Temperature gradient simply means how temperature changes from one place to another. Think of it like this: when you hold a metal spoon in hot soup, the handle gets hot too because heat flows from the hot end to the cold end. The rate at which heat travels through a material depends on its thermal conductivity—a property that shows how easily heat can pass through something.
Materials like metals are excellent thermal conductors because heat moves through them quickly. This is why cooking pots are made from metal. Poor conductors like wood or plastic are called insulators and resist heat flow. In Nigeria, traditional mud houses stay cooler because mud is an insulator; it prevents heat from the hot sun outside from reaching inside quickly.
The greater the temperature gradient (bigger difference between hot and cold ends), the faster heat flows through a material with good thermal conductivity.
The nature of matter refers to whether a substance is solid, liquid, or gas—and this completely affects how its particles behave.
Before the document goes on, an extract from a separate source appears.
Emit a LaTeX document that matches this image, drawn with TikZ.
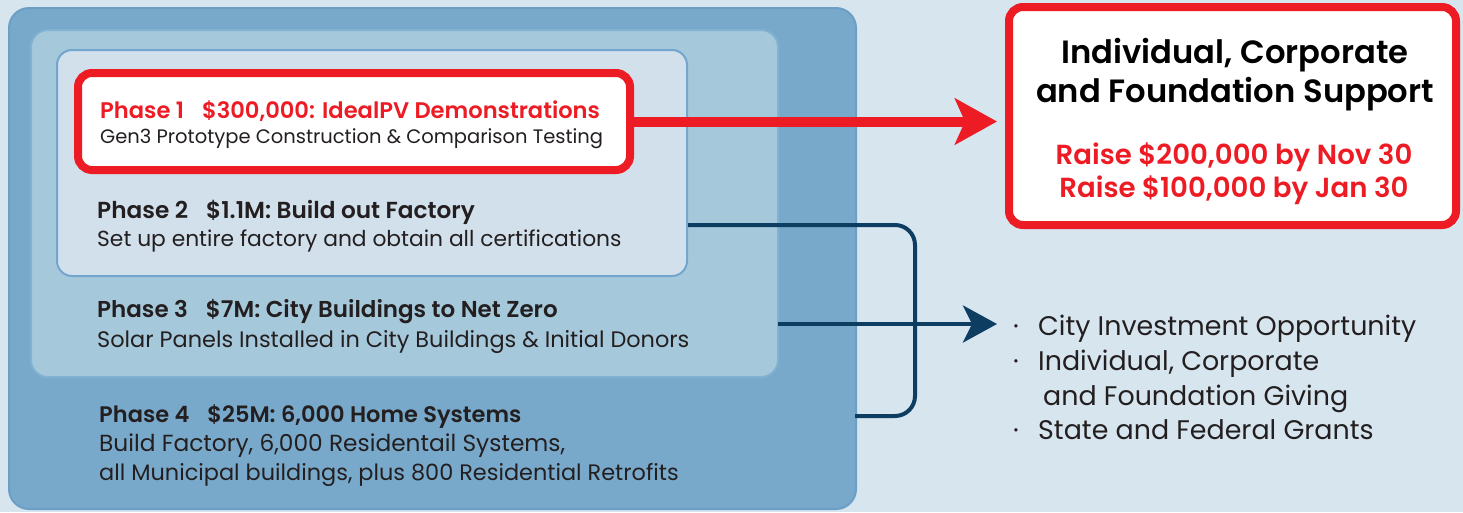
\documentclass[tikz,border=0pt]{standalone}
\usepackage{fontspec}
\setmainfont{Poppins}[BoldFont={Poppins SemiBold}]
\usetikzlibrary{arrows.meta}
\definecolor{bgc}{HTML}{D7E5EF}
\definecolor{outerf}{HTML}{79A9CA}
\definecolor{outerd}{HTML}{6C9FC6}
\definecolor{midf}{HTML}{A6C8DB}
\definecolor{midd}{HTML}{82B2D2}
\definecolor{innf}{HTML}{D2E0EB}
\definecolor{innd}{HTML}{72A6CE}
\definecolor{redc}{HTML}{ED1C24}
\definecolor{navy}{HTML}{0E3D62}
\definecolor{txt}{HTML}{231F20}
\newcommand{\fs}[1]{\fontsize{#1}{#1}\selectfont}
\tikzset{
  layerbox/.style={rectangle, inner sep=0pt, outer sep=0pt},
  redbox/.style={rectangle, draw=redc, line width=8pt, fill=white, rounded corners=14pt, inner sep=0pt, outer sep=0pt},
  head/.style={anchor=base west, inner sep=0pt, text=txt, font=\bfseries},
  sub/.style={anchor=base west, inner sep=0pt, text=txt},
  bul/.style={anchor=base west, inner sep=0pt, text=txt, font=\fs{26.9}},
}
\begin{document}
\begin{tikzpicture}[x=1pt,y=-1pt]
\useasboundingbox (0,0) rectangle (1463,512);
\fill[bgc] (0,0) rectangle (1463,512);
% layered boxes
\node[layerbox, draw=outerd, line width=2pt, fill=outerf, rounded corners=20pt, minimum width=847pt, minimum height=501pt] (outer) at (432.5,258.5) {};
\node[layerbox, draw=midd, line width=2pt, fill=midf, rounded corners=17pt, minimum width=747pt, minimum height=347pt] (middle) at (404.5,203.5) {};
\node[layerbox, draw=innd, line width=2pt, fill=innf, rounded corners=15pt, minimum width=630pt, minimum height=226pt] (inner) at (372,163) {};
\node[redbox, minimum width=552pt, minimum height=97pt] (p1box) at (354,121.5) {};
% phase texts
\node[head, text=redc] (p1h) at (100,118) {\fs{22.6}Phase 1\hspace{18pt}\$300,000: IdealPV Demonstrations};
\node[sub] (p1s) at (100,143) {\fs{19.5}Gen3 Prototype Construction \& Comparison Testing};
\node[head] (p2h) at (97,218) {\fs{23.2}Phase 2\hspace{18pt}\$1.1M: Build out Factory};
\node[sub] (p2s) at (97,246) {\fs{21.8}Set up entire factory and obtain all certifications};
\node[head] (p3h) at (97,317) {\fs{23}Phase 3\hspace{18pt}\$7M: City Buildings to Net Zero};
\node[sub] (p3s) at (97,347) {\fs{22.4}Solar Panels Installed in City Buildings \& Initial Donors};
\node[head] (p4h) at (99,422) {\fs{22.5}Phase 4\hspace{18pt}\$25M: 6,000 Home Systems};
\node[sub] (p4s) at (99,451) {\fs{23.3}Build Factory, 6,000 Residentail Systems,};
\node[sub] (p4t) at (99,480) {\fs{22.4}all Municipal buildings, plus 800 Residential Retrofits};
% right red box
\node[redbox, minimum width=447pt, minimum height=218pt] (support) at (1232.5,116) {};
\node[anchor=base, inner sep=0pt, text=black, font=\bfseries\fs{32.2}] (s1) at (1235,63) {Individual, Corporate};
\node[anchor=base, inner sep=0pt, text=black, font=\bfseries\fs{32.2}] (s2) at (1235,102) {and Foundation Support};
\node[anchor=base, inner sep=0pt, text=redc, font=\bfseries\fs{27.6}] (r1) at (1234,164) {Raise \$200,000 by Nov 30};
\node[anchor=base, inner sep=0pt, text=redc, font=\bfseries\fs{27.6}] (r2) at (1234,197) {Raise \$100,000 by Jan 30};
% bullets
\node[bul] (b1) at (1013,335) {\makebox[25pt][l]{·}City Investment Opportunity};
\node[bul] (b2) at (1013,370) {\makebox[25pt][l]{·}Individual, Corporate};
\node[bul] (b3) at (1043,405) {and Foundation Giving};
\node[bul] (b4) at (1013,439) {\makebox[25pt][l]{·}State and Federal Grants};
% connectors
\coordinate (redtip) at (997,121.5);
\draw[redc, line width=10pt, -{Stealth[length=42pt,width=46pt,inset=10pt]}] (p1box.east) -- (redtip);
\coordinate (brA) at (688,225);
\coordinate (brB) at (855,416);
\draw[navy, line width=4pt, rounded corners=20pt] (brA) -- (915,225) -- (915,416) -- (brB);
\coordinate (navS) at (778,324);
\coordinate (navT) at (997,324);
\draw[navy, line width=4pt, -{Stealth[length=34pt,width=37pt,inset=9pt]}] (navS) -- (navT);
\end{tikzpicture}
\end{document}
In solids like concrete blocks used in Nigerian buildings, particles are tightly packed and vibrate in fixed positions, giving the material a definite shape and volume. Liquids like palm oil can flow because their particles have more freedom to move around each other, though they still stay close together. Gases like the air in your classroom have particles spread far apart and moving randomly at high speed, which is why they fill any space available.
Understanding these differences matters because particle arrangement determines properties like density, compressibility, and how substances respond to heat. When you heat water, particles gain energy and move faster, eventually escaping as steam—a perfect example of how particle nature changes everything.